# [GIVEN PROBLEM]
Reproduce the listing exactly and skip over any pictures.

# [INFORMATION SUPPLIED]
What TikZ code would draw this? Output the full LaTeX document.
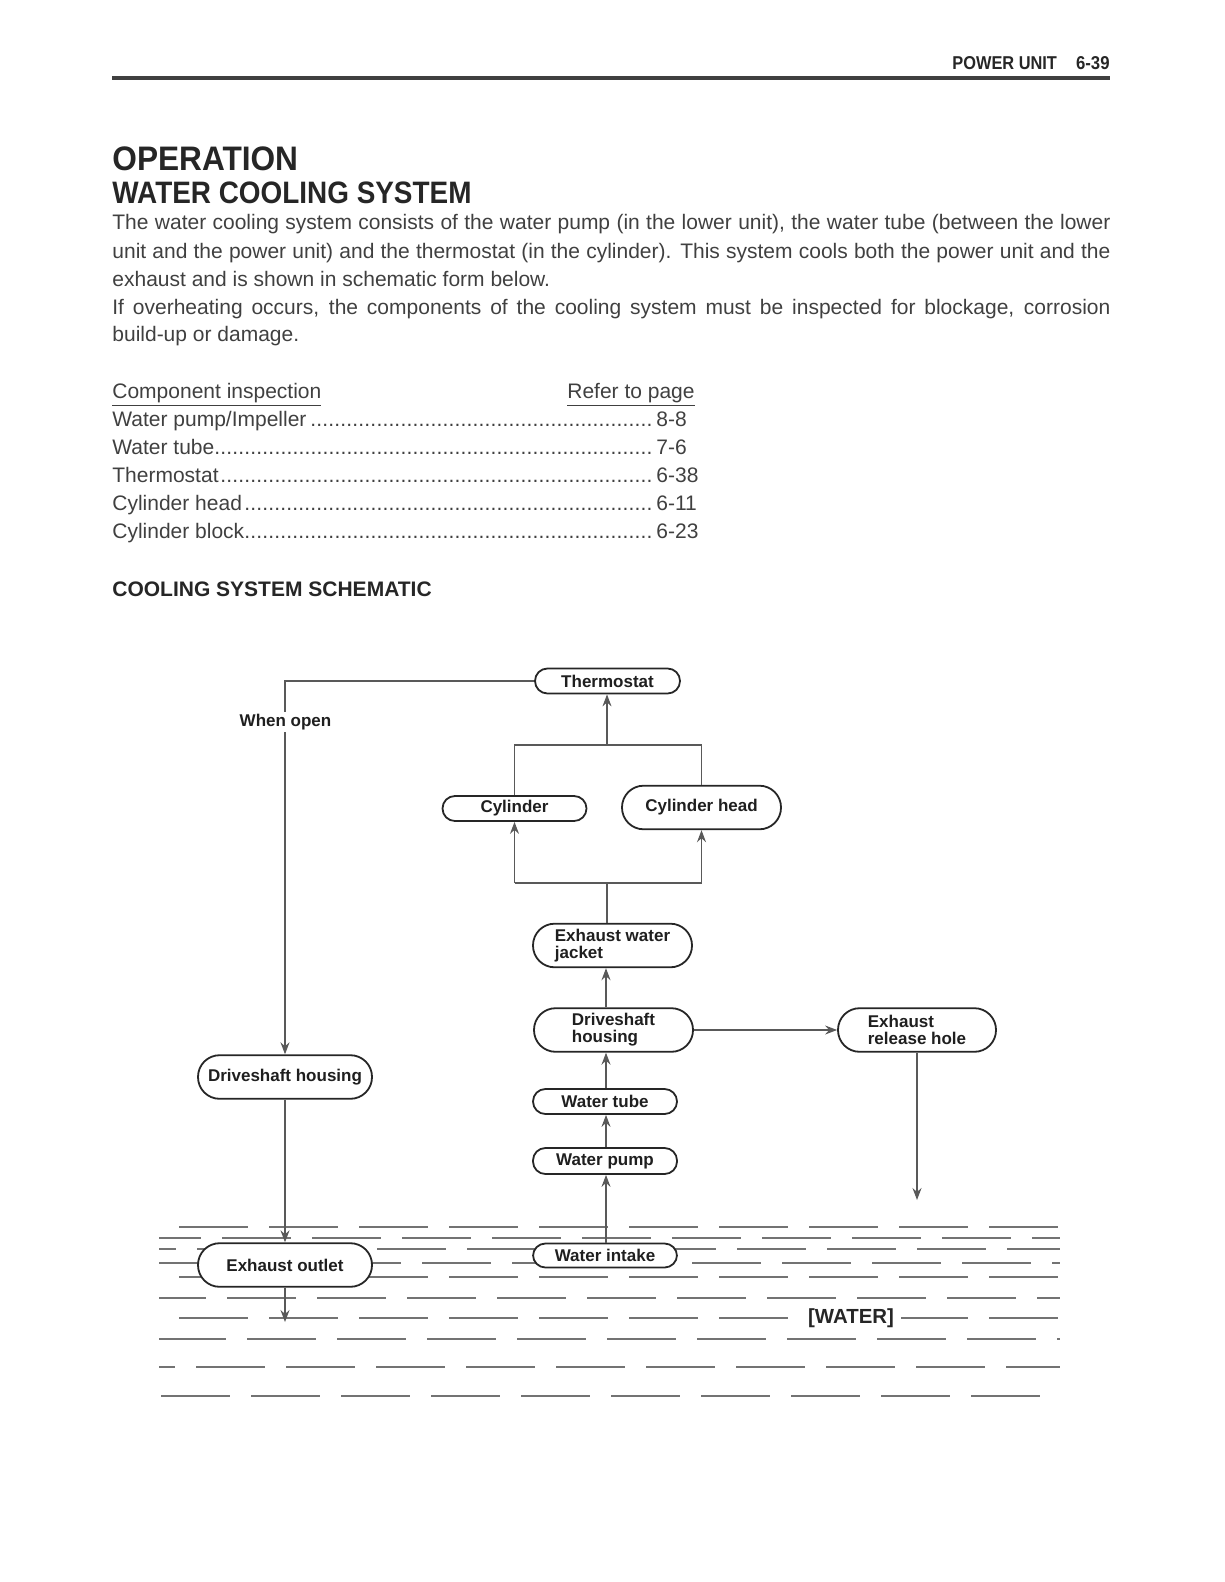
\documentclass[tikz,border=0pt]{standalone}
\usepackage{fontspec}
\setmainfont{Liberation Sans}
\usepackage{graphicx}
\usetikzlibrary{arrows.meta}
\newcommand\bxfont{\fontsize{8.5}{8.6}\selectfont\bfseries}
\newcommand\bodyfont{\fontsize{10.5}{14}\selectfont}
\newcommand\jline[1]{\makebox[499pt][s]{#1}}
\newcommand\mydots{\leaders\hbox to 3pt{\hss.\hss}\hfill}
\newcommand\tabrow[1]{\hbox to 270.5pt{#1\mydots}}
\begin{document}
\begin{tikzpicture}[x=0.5pt,y=-0.5pt,
  txt/.style={inner sep=0pt, anchor=base west, text=black!75, font=\bodyfont},
  ttl/.style={inner sep=0pt, anchor=base west, text=black!85},
  pill/.style={draw=black!85, line width=0.9pt, fill=white, rounded corners=6.2pt,
    minimum width=72pt, minimum height=12.5pt, inner sep=0pt, font=\bxfont, text=black!88},
  bigpill/.style={pill, rounded corners=10.8pt, minimum height=21.8pt, minimum width=79.5pt, align=left},
  conn/.style={draw=black!65, line width=0.55pt},
  arr/.style={conn, -{Stealth[length=6pt,width=4.5pt,inset=2pt]}},
  wave/.style={draw=black!55, line width=0.6pt, dash pattern=on 34.5pt off 10.5pt},
  lbl/.style={font=\bxfont, text=black!88, inner sep=1pt}]
\useasboundingbox (0,0) rectangle (1224,1582);

% header
\node[ttl, font=\fontsize{9.3}{9.3}\selectfont\bfseries] (hpu) at (952,70) {\scalebox{0.88}[1]{POWER UNIT}};
\node[ttl, anchor=base east, font=\fontsize{9.3}{9.3}\selectfont\bfseries] (hpg) at (1110,70) {\scalebox{0.9}[1]{6-39}};
\draw[line width=1.6pt, black!75] (112,78) -- (1110,78);

% titles
\node[ttl, font=\fontsize{17}{17}\selectfont\bfseries] (op) at (112,171) {\scalebox{0.93}[1]{OPERATION}};
\node[ttl, font=\fontsize{15.5}{15.5}\selectfont\bfseries] (wcs) at (112,204) {\scalebox{0.9}[1]{WATER COOLING SYSTEM}};

% body
\node[txt] (b1) at (112,230) {\jline{The water cooling system consists of the water pump (in the lower unit), the water tube (between the lower}};
\node[txt] (b2) at (112,258.2) {\jline{unit and the power unit) and the thermostat (in the cylinder). This system cools both the power unit and the}};
\node[txt] (b3) at (112,286.4) {exhaust and is shown in schematic form below.};
\node[txt] (b4) at (112,314.6) {\jline{If overheating occurs, the components of the cooling system must be inspected for blockage, corrosion}};
\node[txt] (b5) at (112,342) {build-up or damage.};

% table
\node[txt] (th1) at (112,398.5) {\underline{Component inspection}};
\node[txt, anchor=base east] (th2) at (695,398.5) {\underline{Refer to page}};
\node[txt] (r1) at (112,426.8) {\tabrow{Water pump/Impeller}};
\node[txt] (p1) at (656,426.8) {8-8};
\node[txt] (r2) at (112,454.5) {\tabrow{Water tube}};
\node[txt] (p2) at (656,454.5) {7-6};
\node[txt] (r3) at (112,482.3) {\tabrow{Thermostat}};
\node[txt] (p3) at (656,482.3) {6-38};
\node[txt] (r4) at (112,510.5) {\tabrow{Cylinder head}};
\node[txt] (p4) at (656,510.5) {6-11};
\node[txt] (r5) at (112,538.8) {\tabrow{Cylinder block}};
\node[txt] (p5) at (656,538.8) {6-23};

\node[ttl, font=\fontsize{10.5}{10.5}\selectfont\bfseries] (css) at (112,596.5) {COOLING SYSTEM SCHEMATIC};

% water
\foreach \yy/\ph in {1227/35,1238/13.5,1249/26,1263/3.5,1277/35,1298/11,1318/35,1339/1,1367/26.5,1396/44}
  \draw[wave, dash phase=\ph pt] (159,\yy) -- (1060,\yy);
\node[font=\fontsize{10.2}{10.2}\selectfont\bfseries, text=black!85, fill=white, inner xsep=3.5pt, inner ysep=1pt] (water) at (851,1318) {[WATER]};

% nodes
\node[pill, minimum width=72.5pt] (thermo) at (607.5,681) {Thermostat};
\node[pill] (cyl) at (514.5,808.5) {Cylinder};
\node[bigpill] (cylh) at (701.5,807.5) {Cylinder head};
\node[bigpill] (ewj) at (612.5,945.5) {Exhaust water\\jacket};
\node[bigpill] (dhc) at (613.5,1030) {Driveshaft\\housing};
\node[bigpill, minimum width=79pt] (erh) at (917,1030) {Exhaust\\release hole};
\node[pill] (wt) at (605,1101.5) {Water tube};
\node[pill, minimum height=13pt] (wp) at (605,1161) {Water pump};
\node[pill, minimum height=12pt] (wi) at (605,1255.5) {Water intake};
\node[bigpill, minimum width=87pt] (dhl) at (285,1077) {Driveshaft housing};
\node[bigpill, minimum width=87pt] (eo) at (285,1265) {Exhaust outlet};

\coordinate (col) at (606,0);
\coordinate (tb) at (607,745);
\coordinate (bb) at (607,883);
\coordinate (erhend) at (917,1200);
\coordinate (eoend) at (285,1322);

% connectors
\draw[arr] (thermo.west) -| (dhl.north);
\node[lbl, fill=white] (whenopen) at (285.5,722) {When open};
\draw[conn] (cyl.north) -- (cyl.north |- tb) -- (cylh.north |- tb) -- (cylh.north);
\draw[arr] (tb) -- (thermo.south -| tb);
\draw[conn] (bb -| cyl.south) -- (bb -| cylh.south);
\draw[arr] (bb -| cyl.south) -- (cyl.south);
\draw[arr] (bb -| cylh.south) -- (cylh.south);
\draw[conn] (bb) -- (bb |- ewj.north);
\draw[arr] (dhc.north -| col) -- (ewj.south -| col);
\draw[arr] (wt.north -| col) -- (dhc.south -| col);
\draw[arr] (wp.north -| col) -- (wt.south -| col);
\draw[arr] (wi.north -| col) -- (wp.south -| col);
\draw[arr] (dhc.east) -- (erh.west |- dhc.east);
\draw[arr] (erh.south) -- (erhend);
\draw[arr] (dhl.south) -- (eo.north);
\draw[arr] (eo.south) -- (eoend);
\end{tikzpicture}
\end{document}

# [FINAL RESULT]
What TikZ code would draw this? Output the full LaTeX document.
\documentclass[tikz,border=0pt]{standalone}
\usepackage{fontspec}
\setmainfont{Liberation Sans}
\usepackage{graphicx}
\usetikzlibrary{arrows.meta}
\newcommand\bxfont{\fontsize{8.5}{8.6}\selectfont\bfseries}
\newcommand\bodyfont{\fontsize{10.5}{14}\selectfont}
\newcommand\jline[1]{\makebox[499pt][s]{#1}}
\newcommand\mydots{\leaders\hbox to 3pt{\hss.\hss}\hfill}
\newcommand\tabrow[1]{\hbox to 270.5pt{#1\mydots}}
\begin{document}
\begin{tikzpicture}[x=0.5pt,y=-0.5pt,
  txt/.style={inner sep=0pt, anchor=base west, text=black!75, font=\bodyfont},
  ttl/.style={inner sep=0pt, anchor=base west, text=black!85},
  pill/.style={draw=black!85, line width=0.9pt, fill=white, rounded corners=6.2pt,
    minimum width=72pt, minimum height=12.5pt, inner sep=0pt, font=\bxfont, text=black!88},
  bigpill/.style={pill, rounded corners=10.8pt, minimum height=21.8pt, minimum width=79.5pt, align=left},
  conn/.style={draw=black!65, line width=0.55pt},
  arr/.style={conn, -{Stealth[length=6pt,width=4.5pt,inset=2pt]}},
  wave/.style={draw=black!55, line width=0.6pt, dash pattern=on 34.5pt off 10.5pt},
  lbl/.style={font=\bxfont, text=black!88, inner sep=1pt}]
\useasboundingbox (0,0) rectangle (1224,1582);

% header
\node[ttl, font=\fontsize{9.3}{9.3}\selectfont\bfseries] (hpu) at (952,70) {\scalebox{0.88}[1]{POWER UNIT}};
\node[ttl, anchor=base east, font=\fontsize{9.3}{9.3}\selectfont\bfseries] (hpg) at (1110,70) {\scalebox{0.9}[1]{6-39}};
\draw[line width=1.6pt, black!75] (112,78) -- (1110,78);

% titles
\node[ttl, font=\fontsize{17}{17}\selectfont\bfseries] (op) at (112,171) {\scalebox{0.93}[1]{OPERATION}};
\node[ttl, font=\fontsize{15.5}{15.5}\selectfont\bfseries] (wcs) at (112,204) {\scalebox{0.9}[1]{WATER COOLING SYSTEM}};

% body
\node[txt] (b1) at (112,230) {\jline{The water cooling system consists of the water pump (in the lower unit), the water tube (between the lower}};
\node[txt] (b2) at (112,258.2) {\jline{unit and the power unit) and the thermostat (in the cylinder). This system cools both the power unit and the}};
\node[txt] (b3) at (112,286.4) {exhaust and is shown in schematic form below.};
\node[txt] (b4) at (112,314.6) {\jline{If overheating occurs, the components of the cooling system must be inspected for blockage, corrosion}};
\node[txt] (b5) at (112,342) {build-up or damage.};

% table
\node[txt] (th1) at (112,398.5) {\underline{Component inspection}};
\node[txt, anchor=base east] (th2) at (695,398.5) {\underline{Refer to page}};
\node[txt] (r1) at (112,426.8) {\tabrow{Water pump/Impeller}};
\node[txt] (p1) at (656,426.8) {8-8};
\node[txt] (r2) at (112,454.5) {\tabrow{Water tube}};
\node[txt] (p2) at (656,454.5) {7-6};
\node[txt] (r3) at (112,482.3) {\tabrow{Thermostat}};
\node[txt] (p3) at (656,482.3) {6-38};
\node[txt] (r4) at (112,510.5) {\tabrow{Cylinder head}};
\node[txt] (p4) at (656,510.5) {6-11};
\node[txt] (r5) at (112,538.8) {\tabrow{Cylinder block}};
\node[txt] (p5) at (656,538.8) {6-23};

\node[ttl, font=\fontsize{10.5}{10.5}\selectfont\bfseries] (css) at (112,596.5) {COOLING SYSTEM SCHEMATIC};

% water
\foreach \yy/\ph in {1227/35,1238/13.5,1249/26,1263/3.5,1277/35,1298/11,1318/35,1339/1,1367/26.5,1396/44}
  \draw[wave, dash phase=\ph pt] (159,\yy) -- (1060,\yy);
\node[font=\fontsize{10.2}{10.2}\selectfont\bfseries, text=black!85, fill=white, inner xsep=3.5pt, inner ysep=1pt] (water) at (851,1318) {[WATER]};

% nodes
\node[pill, minimum width=72.5pt] (thermo) at (607.5,681) {Thermostat};
\node[pill] (cyl) at (514.5,808.5) {Cylinder};
\node[bigpill] (cylh) at (701.5,807.5) {Cylinder head};
\node[bigpill] (ewj) at (612.5,945.5) {Exhaust water\\jacket};
\node[bigpill] (dhc) at (613.5,1030) {Driveshaft\\housing};
\node[bigpill, minimum width=79pt] (erh) at (917,1030) {Exhaust\\release hole};
\node[pill] (wt) at (605,1101.5) {Water tube};
\node[pill, minimum height=13pt] (wp) at (605,1161) {Water pump};
\node[pill, minimum height=12pt] (wi) at (605,1255.5) {Water intake};
\node[bigpill, minimum width=87pt] (dhl) at (285,1077) {Driveshaft housing};
\node[bigpill, minimum width=87pt] (eo) at (285,1265) {Exhaust outlet};

\coordinate (col) at (606,0);
\coordinate (tb) at (607,745);
\coordinate (bb) at (607,883);
\coordinate (erhend) at (917,1200);
\coordinate (eoend) at (285,1322);

% connectors
\draw[arr] (thermo.west) -| (dhl.north);
\node[lbl, fill=white] (whenopen) at (285.5,722) {When open};
\draw[conn] (cyl.north) -- (cyl.north |- tb) -- (cylh.north |- tb) -- (cylh.north);
\draw[arr] (tb) -- (thermo.south -| tb);
\draw[conn] (bb -| cyl.south) -- (bb -| cylh.south);
\draw[arr] (bb -| cyl.south) -- (cyl.south);
\draw[arr] (bb -| cylh.south) -- (cylh.south);
\draw[conn] (bb) -- (bb |- ewj.north);
\draw[arr] (dhc.north -| col) -- (ewj.south -| col);
\draw[arr] (wt.north -| col) -- (dhc.south -| col);
\draw[arr] (wp.north -| col) -- (wt.south -| col);
\draw[arr] (wi.north -| col) -- (wp.south -| col);
\draw[arr] (dhc.east) -- (erh.west |- dhc.east);
\draw[arr] (erh.south) -- (erhend);
\draw[arr] (dhl.south) -- (eo.north);
\draw[arr] (eo.south) -- (eoend);
\end{tikzpicture}
\end{document}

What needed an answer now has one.